**REQUIRED WORK:**
Your task is to copy the listing exactly, with the pictures left out.
________
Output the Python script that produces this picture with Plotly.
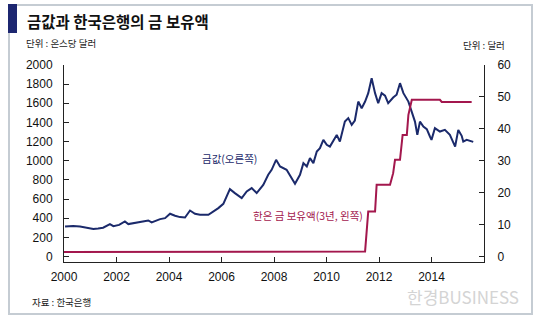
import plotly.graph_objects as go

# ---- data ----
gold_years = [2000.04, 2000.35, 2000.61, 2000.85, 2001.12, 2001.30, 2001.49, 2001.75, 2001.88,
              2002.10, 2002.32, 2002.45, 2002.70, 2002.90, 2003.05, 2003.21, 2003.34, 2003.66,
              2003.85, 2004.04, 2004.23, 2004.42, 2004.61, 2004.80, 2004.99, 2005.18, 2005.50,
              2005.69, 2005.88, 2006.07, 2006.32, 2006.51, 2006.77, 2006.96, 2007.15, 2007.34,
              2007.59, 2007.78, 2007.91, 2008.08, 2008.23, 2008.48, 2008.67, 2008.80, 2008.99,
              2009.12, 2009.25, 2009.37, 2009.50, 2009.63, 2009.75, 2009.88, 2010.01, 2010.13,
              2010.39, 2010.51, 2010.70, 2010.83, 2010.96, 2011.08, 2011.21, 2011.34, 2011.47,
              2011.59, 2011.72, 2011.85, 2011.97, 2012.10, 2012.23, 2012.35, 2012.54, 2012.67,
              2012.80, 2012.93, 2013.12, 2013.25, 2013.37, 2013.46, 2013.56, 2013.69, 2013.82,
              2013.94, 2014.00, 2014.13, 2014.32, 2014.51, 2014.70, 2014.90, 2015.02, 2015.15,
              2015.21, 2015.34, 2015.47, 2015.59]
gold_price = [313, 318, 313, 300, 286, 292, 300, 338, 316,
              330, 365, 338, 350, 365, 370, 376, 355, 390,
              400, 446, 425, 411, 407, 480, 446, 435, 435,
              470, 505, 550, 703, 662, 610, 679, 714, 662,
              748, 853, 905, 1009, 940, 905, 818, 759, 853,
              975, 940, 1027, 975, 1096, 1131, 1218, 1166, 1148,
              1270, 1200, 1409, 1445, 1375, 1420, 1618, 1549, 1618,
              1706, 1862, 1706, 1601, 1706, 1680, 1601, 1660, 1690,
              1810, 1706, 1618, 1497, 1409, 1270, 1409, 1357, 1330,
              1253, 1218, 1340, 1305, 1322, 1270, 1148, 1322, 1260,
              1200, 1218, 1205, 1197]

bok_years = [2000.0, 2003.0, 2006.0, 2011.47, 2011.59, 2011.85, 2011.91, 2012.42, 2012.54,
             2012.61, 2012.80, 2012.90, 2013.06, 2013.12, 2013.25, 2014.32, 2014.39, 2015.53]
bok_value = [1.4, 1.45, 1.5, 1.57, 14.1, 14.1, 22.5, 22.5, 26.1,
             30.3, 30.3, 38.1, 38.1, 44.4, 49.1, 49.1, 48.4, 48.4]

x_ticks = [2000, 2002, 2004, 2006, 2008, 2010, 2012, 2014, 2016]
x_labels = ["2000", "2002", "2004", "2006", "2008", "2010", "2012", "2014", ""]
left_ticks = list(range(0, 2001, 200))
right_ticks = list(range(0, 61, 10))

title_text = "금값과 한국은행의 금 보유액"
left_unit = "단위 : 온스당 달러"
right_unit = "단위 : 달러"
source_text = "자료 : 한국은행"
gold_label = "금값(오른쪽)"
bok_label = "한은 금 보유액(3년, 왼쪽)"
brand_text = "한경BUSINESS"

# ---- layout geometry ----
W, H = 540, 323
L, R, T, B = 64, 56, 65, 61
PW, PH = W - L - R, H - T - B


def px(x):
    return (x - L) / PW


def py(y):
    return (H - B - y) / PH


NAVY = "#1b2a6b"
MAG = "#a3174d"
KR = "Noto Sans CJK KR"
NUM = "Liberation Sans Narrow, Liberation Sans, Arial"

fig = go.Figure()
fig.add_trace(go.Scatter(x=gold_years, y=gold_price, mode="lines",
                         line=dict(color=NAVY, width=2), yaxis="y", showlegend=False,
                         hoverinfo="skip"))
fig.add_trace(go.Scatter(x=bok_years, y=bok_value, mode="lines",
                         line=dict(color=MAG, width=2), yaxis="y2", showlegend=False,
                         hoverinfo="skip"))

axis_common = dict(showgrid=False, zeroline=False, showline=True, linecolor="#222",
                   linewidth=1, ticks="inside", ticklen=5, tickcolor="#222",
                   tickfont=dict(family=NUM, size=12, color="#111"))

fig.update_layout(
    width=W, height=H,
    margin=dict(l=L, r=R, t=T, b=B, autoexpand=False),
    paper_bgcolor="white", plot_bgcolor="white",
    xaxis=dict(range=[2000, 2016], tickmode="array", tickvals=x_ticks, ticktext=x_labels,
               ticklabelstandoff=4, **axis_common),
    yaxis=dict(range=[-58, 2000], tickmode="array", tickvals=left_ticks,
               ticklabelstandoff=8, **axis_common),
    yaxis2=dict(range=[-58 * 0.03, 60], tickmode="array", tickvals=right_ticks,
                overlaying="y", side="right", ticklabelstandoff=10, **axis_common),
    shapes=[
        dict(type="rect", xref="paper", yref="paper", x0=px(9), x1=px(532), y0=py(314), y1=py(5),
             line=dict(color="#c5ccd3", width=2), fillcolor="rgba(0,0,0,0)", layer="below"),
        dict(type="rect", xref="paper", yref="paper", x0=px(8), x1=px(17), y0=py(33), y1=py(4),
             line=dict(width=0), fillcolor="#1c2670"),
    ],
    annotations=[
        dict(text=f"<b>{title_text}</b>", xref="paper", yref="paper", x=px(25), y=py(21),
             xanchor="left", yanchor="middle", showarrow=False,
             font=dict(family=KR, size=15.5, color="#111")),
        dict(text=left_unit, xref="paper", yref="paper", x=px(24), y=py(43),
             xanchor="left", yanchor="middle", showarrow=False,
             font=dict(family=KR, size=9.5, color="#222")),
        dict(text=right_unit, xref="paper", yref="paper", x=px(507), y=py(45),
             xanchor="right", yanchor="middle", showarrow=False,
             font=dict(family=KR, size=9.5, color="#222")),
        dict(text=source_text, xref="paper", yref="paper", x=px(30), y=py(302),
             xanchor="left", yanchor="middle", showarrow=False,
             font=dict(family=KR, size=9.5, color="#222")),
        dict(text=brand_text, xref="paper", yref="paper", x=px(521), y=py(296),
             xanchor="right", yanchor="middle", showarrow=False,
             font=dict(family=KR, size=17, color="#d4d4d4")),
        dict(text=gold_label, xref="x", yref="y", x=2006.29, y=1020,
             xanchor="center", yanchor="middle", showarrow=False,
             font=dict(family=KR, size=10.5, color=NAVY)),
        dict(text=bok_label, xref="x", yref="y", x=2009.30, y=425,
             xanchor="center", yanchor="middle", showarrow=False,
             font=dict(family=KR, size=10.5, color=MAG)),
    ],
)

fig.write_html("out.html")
________
**EXPECTED ANSWER:**
Output the Python script that produces this picture with Plotly.
import plotly.graph_objects as go

# ---- data ----
gold_years = [2000.04, 2000.35, 2000.61, 2000.85, 2001.12, 2001.30, 2001.49, 2001.75, 2001.88,
              2002.10, 2002.32, 2002.45, 2002.70, 2002.90, 2003.05, 2003.21, 2003.34, 2003.66,
              2003.85, 2004.04, 2004.23, 2004.42, 2004.61, 2004.80, 2004.99, 2005.18, 2005.50,
              2005.69, 2005.88, 2006.07, 2006.32, 2006.51, 2006.77, 2006.96, 2007.15, 2007.34,
              2007.59, 2007.78, 2007.91, 2008.08, 2008.23, 2008.48, 2008.67, 2008.80, 2008.99,
              2009.12, 2009.25, 2009.37, 2009.50, 2009.63, 2009.75, 2009.88, 2010.01, 2010.13,
              2010.39, 2010.51, 2010.70, 2010.83, 2010.96, 2011.08, 2011.21, 2011.34, 2011.47,
              2011.59, 2011.72, 2011.85, 2011.97, 2012.10, 2012.23, 2012.35, 2012.54, 2012.67,
              2012.80, 2012.93, 2013.12, 2013.25, 2013.37, 2013.46, 2013.56, 2013.69, 2013.82,
              2013.94, 2014.00, 2014.13, 2014.32, 2014.51, 2014.70, 2014.90, 2015.02, 2015.15,
              2015.21, 2015.34, 2015.47, 2015.59]
gold_price = [313, 318, 313, 300, 286, 292, 300, 338, 316,
              330, 365, 338, 350, 365, 370, 376, 355, 390,
              400, 446, 425, 411, 407, 480, 446, 435, 435,
              470, 505, 550, 703, 662, 610, 679, 714, 662,
              748, 853, 905, 1009, 940, 905, 818, 759, 853,
              975, 940, 1027, 975, 1096, 1131, 1218, 1166, 1148,
              1270, 1200, 1409, 1445, 1375, 1420, 1618, 1549, 1618,
              1706, 1862, 1706, 1601, 1706, 1680, 1601, 1660, 1690,
              1810, 1706, 1618, 1497, 1409, 1270, 1409, 1357, 1330,
              1253, 1218, 1340, 1305, 1322, 1270, 1148, 1322, 1260,
              1200, 1218, 1205, 1197]

bok_years = [2000.0, 2003.0, 2006.0, 2011.47, 2011.59, 2011.85, 2011.91, 2012.42, 2012.54,
             2012.61, 2012.80, 2012.90, 2013.06, 2013.12, 2013.25, 2014.32, 2014.39, 2015.53]
bok_value = [1.4, 1.45, 1.5, 1.57, 14.1, 14.1, 22.5, 22.5, 26.1,
             30.3, 30.3, 38.1, 38.1, 44.4, 49.1, 49.1, 48.4, 48.4]

x_ticks = [2000, 2002, 2004, 2006, 2008, 2010, 2012, 2014, 2016]
x_labels = ["2000", "2002", "2004", "2006", "2008", "2010", "2012", "2014", ""]
left_ticks = list(range(0, 2001, 200))
right_ticks = list(range(0, 61, 10))

title_text = "금값과 한국은행의 금 보유액"
left_unit = "단위 : 온스당 달러"
right_unit = "단위 : 달러"
source_text = "자료 : 한국은행"
gold_label = "금값(오른쪽)"
bok_label = "한은 금 보유액(3년, 왼쪽)"
brand_text = "한경BUSINESS"

# ---- layout geometry ----
W, H = 540, 323
L, R, T, B = 64, 56, 65, 61
PW, PH = W - L - R, H - T - B


def px(x):
    return (x - L) / PW


def py(y):
    return (H - B - y) / PH


NAVY = "#1b2a6b"
MAG = "#a3174d"
KR = "Noto Sans CJK KR"
NUM = "Liberation Sans Narrow, Liberation Sans, Arial"

fig = go.Figure()
fig.add_trace(go.Scatter(x=gold_years, y=gold_price, mode="lines",
                         line=dict(color=NAVY, width=2), yaxis="y", showlegend=False,
                         hoverinfo="skip"))
fig.add_trace(go.Scatter(x=bok_years, y=bok_value, mode="lines",
                         line=dict(color=MAG, width=2), yaxis="y2", showlegend=False,
                         hoverinfo="skip"))

axis_common = dict(showgrid=False, zeroline=False, showline=True, linecolor="#222",
                   linewidth=1, ticks="inside", ticklen=5, tickcolor="#222",
                   tickfont=dict(family=NUM, size=12, color="#111"))

fig.update_layout(
    width=W, height=H,
    margin=dict(l=L, r=R, t=T, b=B, autoexpand=False),
    paper_bgcolor="white", plot_bgcolor="white",
    xaxis=dict(range=[2000, 2016], tickmode="array", tickvals=x_ticks, ticktext=x_labels,
               ticklabelstandoff=4, **axis_common),
    yaxis=dict(range=[-58, 2000], tickmode="array", tickvals=left_ticks,
               ticklabelstandoff=8, **axis_common),
    yaxis2=dict(range=[-58 * 0.03, 60], tickmode="array", tickvals=right_ticks,
                overlaying="y", side="right", ticklabelstandoff=10, **axis_common),
    shapes=[
        dict(type="rect", xref="paper", yref="paper", x0=px(9), x1=px(532), y0=py(314), y1=py(5),
             line=dict(color="#c5ccd3", width=2), fillcolor="rgba(0,0,0,0)", layer="below"),
        dict(type="rect", xref="paper", yref="paper", x0=px(8), x1=px(17), y0=py(33), y1=py(4),
             line=dict(width=0), fillcolor="#1c2670"),
    ],
    annotations=[
        dict(text=f"<b>{title_text}</b>", xref="paper", yref="paper", x=px(25), y=py(21),
             xanchor="left", yanchor="middle", showarrow=False,
             font=dict(family=KR, size=15.5, color="#111")),
        dict(text=left_unit, xref="paper", yref="paper", x=px(24), y=py(43),
             xanchor="left", yanchor="middle", showarrow=False,
             font=dict(family=KR, size=9.5, color="#222")),
        dict(text=right_unit, xref="paper", yref="paper", x=px(507), y=py(45),
             xanchor="right", yanchor="middle", showarrow=False,
             font=dict(family=KR, size=9.5, color="#222")),
        dict(text=source_text, xref="paper", yref="paper", x=px(30), y=py(302),
             xanchor="left", yanchor="middle", showarrow=False,
             font=dict(family=KR, size=9.5, color="#222")),
        dict(text=brand_text, xref="paper", yref="paper", x=px(521), y=py(296),
             xanchor="right", yanchor="middle", showarrow=False,
             font=dict(family=KR, size=17, color="#d4d4d4")),
        dict(text=gold_label, xref="x", yref="y", x=2006.29, y=1020,
             xanchor="center", yanchor="middle", showarrow=False,
             font=dict(family=KR, size=10.5, color=NAVY)),
        dict(text=bok_label, xref="x", yref="y", x=2009.30, y=425,
             xanchor="center", yanchor="middle", showarrow=False,
             font=dict(family=KR, size=10.5, color=MAG)),
    ],
)

fig.write_html("out.html")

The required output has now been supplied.